**Requirements:**
What number of lines contain the word "Give"? Reply with the number and nothing else.

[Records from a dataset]

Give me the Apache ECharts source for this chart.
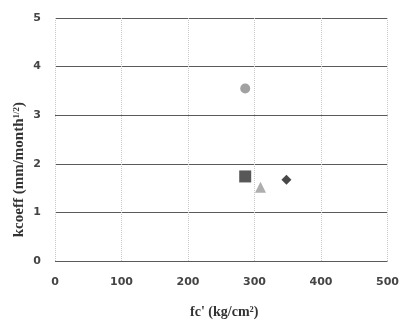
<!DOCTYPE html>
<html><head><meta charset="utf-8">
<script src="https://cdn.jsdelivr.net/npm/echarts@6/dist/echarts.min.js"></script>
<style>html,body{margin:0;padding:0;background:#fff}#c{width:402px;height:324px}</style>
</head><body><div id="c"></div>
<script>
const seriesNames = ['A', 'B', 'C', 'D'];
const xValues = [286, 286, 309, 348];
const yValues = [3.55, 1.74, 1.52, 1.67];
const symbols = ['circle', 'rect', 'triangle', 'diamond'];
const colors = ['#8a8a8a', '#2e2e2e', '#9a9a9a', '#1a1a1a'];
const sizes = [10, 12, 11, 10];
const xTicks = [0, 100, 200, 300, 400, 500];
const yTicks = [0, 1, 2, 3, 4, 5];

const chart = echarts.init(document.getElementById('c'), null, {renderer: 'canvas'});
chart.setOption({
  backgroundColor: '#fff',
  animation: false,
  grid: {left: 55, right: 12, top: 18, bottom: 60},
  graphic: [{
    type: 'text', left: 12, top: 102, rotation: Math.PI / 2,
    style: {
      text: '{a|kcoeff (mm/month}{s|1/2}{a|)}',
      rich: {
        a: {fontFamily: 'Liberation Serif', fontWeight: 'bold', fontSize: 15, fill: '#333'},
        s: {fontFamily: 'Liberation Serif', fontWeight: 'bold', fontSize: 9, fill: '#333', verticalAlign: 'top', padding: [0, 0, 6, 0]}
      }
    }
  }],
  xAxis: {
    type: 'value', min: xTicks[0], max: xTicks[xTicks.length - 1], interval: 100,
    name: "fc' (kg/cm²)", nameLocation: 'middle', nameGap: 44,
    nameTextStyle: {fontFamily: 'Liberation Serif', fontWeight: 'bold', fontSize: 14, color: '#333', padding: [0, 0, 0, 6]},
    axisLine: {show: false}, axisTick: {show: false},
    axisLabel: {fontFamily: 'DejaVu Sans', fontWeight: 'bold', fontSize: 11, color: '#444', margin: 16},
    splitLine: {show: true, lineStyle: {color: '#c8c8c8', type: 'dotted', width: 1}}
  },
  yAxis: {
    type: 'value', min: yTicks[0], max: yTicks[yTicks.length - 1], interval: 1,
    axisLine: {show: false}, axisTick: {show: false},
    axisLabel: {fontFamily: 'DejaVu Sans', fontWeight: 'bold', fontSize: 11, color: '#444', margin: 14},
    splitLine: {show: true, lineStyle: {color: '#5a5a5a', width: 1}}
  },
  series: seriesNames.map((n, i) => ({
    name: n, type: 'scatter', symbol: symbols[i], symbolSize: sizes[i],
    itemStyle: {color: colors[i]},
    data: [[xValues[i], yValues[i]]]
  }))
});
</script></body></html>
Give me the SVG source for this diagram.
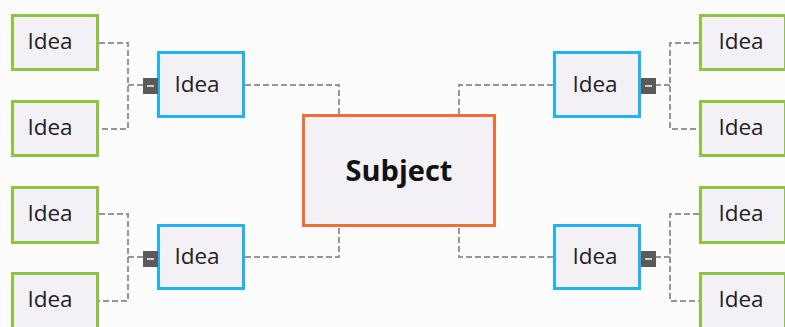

**In response:**
2